読書狂時代

ブックレビュアー・はるうがお送りする書評、読書コラム、本に関するアレコレ。

「あなたの元にも」がダメなら無理【赫眼】(三津田信三)

 

 小学生とは思えない美貌と色香の転校生・目童たかりの恐るべき正体。

作家の夜中にかかってきた奇妙な電話の背筋の凍る顛末。

合わせ鏡の中を見すぎてしまった男のその後とは?

三津田信三初のホラー短編集。

あなたはこの恐怖に耐えることができるか……。

 

とりあえず、表紙が怖い。

上記のAmazonのリンクの画像を見てもらえば分かるけれど、この表紙を上に向けとくのを避けたいぐらい不気味な表紙。

この表紙の少女は表題作「赫眼」に登場する少女である。

読むのをためらわせるほどの力のあるイラストだ。

 

「赫眼」を含め12編の物語は収録されている。

メタフィクションの技法を取っており、虚構と現実の区別がつかなくなりそうでそこも怖い。

「刀城言耶」を書いているという記述があるからにして、ちょこちょことこの短編集で登場する作家は「三津田信三」本人であるということなのだろう。
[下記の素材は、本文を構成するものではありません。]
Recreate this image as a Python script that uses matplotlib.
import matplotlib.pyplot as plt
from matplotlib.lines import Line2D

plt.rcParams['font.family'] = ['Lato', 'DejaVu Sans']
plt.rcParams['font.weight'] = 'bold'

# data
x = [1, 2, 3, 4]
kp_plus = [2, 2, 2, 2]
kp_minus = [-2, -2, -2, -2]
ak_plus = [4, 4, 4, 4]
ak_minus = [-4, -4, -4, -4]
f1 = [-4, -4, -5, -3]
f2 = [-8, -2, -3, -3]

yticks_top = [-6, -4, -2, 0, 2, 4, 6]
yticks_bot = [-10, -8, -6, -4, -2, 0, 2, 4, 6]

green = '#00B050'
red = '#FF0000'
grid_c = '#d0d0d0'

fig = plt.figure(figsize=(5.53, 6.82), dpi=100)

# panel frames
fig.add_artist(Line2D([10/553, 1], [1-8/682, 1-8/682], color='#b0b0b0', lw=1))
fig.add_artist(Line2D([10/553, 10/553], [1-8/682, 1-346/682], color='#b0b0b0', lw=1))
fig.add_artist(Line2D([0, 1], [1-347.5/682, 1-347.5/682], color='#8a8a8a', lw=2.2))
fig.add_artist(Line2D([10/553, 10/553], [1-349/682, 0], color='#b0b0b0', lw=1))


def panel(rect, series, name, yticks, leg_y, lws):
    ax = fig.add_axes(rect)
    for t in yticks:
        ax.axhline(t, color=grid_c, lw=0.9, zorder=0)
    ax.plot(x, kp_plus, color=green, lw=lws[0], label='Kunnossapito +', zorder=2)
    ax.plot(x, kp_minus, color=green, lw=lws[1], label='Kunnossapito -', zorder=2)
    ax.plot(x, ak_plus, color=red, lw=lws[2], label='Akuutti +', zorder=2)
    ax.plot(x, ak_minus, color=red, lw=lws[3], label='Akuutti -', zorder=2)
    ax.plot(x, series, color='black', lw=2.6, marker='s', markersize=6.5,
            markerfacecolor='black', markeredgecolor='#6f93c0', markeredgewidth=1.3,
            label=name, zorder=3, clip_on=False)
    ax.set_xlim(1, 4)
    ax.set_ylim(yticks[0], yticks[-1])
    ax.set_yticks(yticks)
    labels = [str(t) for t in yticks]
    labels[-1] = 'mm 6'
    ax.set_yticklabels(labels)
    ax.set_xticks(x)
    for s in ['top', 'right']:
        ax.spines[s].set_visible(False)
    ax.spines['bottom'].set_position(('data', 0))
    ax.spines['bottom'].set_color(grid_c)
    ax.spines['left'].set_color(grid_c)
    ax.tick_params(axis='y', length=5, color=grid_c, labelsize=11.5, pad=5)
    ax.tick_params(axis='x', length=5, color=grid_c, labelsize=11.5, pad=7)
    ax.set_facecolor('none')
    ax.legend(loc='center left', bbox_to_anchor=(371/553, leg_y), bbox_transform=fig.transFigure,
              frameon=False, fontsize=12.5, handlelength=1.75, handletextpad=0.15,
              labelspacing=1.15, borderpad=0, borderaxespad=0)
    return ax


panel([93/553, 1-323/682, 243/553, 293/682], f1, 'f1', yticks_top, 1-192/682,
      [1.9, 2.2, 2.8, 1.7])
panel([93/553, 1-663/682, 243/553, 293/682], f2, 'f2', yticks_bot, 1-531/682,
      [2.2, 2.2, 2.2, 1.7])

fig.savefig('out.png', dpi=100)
怪異収集がご本人も趣味だということで、本の外の「三津田信三」が収集した怪異も4つ載っており、それこそ本当に「実話」なのか「物語」なのか混乱に拍車がかかる。

 

ある程度ホラーに耐性がないとこの本はおすすめできない。

特に「この本を読んだあなたのもとへと行かなければいいのだが」という、ある種古風なホラーのやり口が苦手な人は恐怖に慄くことだろう。

 

三津田信三さんと言えば「刀城言耶」シリーズでかなり有名だが、「刀城言耶」の方はホラーミステリという体を取っているが、この短編集は完全のどれもホラー。

なので、根っからホラーが苦手な人には確実におすすめはできない。

 

できないのだけれど、小説としてはかなり面白いので興味がある人は是非とも読んでほしい。

旧家の因縁とか好きな人いない?

人里離れた温泉の露天風呂に現れる謎の老人とか興味ある人いない?

 

ホラーを読み始めたばかりの私にはかなりの恐怖だった(と、言いつつ私は「喉元過ぎれば熱さを忘れる」タイプなので、読んでもその瞬間だけしか怖がらない)。

けれど、その「怖がらせる技術」というものがすんばらしいので、「小説」という形だけを意識して読むことをおすすめしたい。

まあ、怖いことには変わりないんですけどね……!

 

「小説」という形に感動しつつ、背筋を凍らせて読みたい1冊である。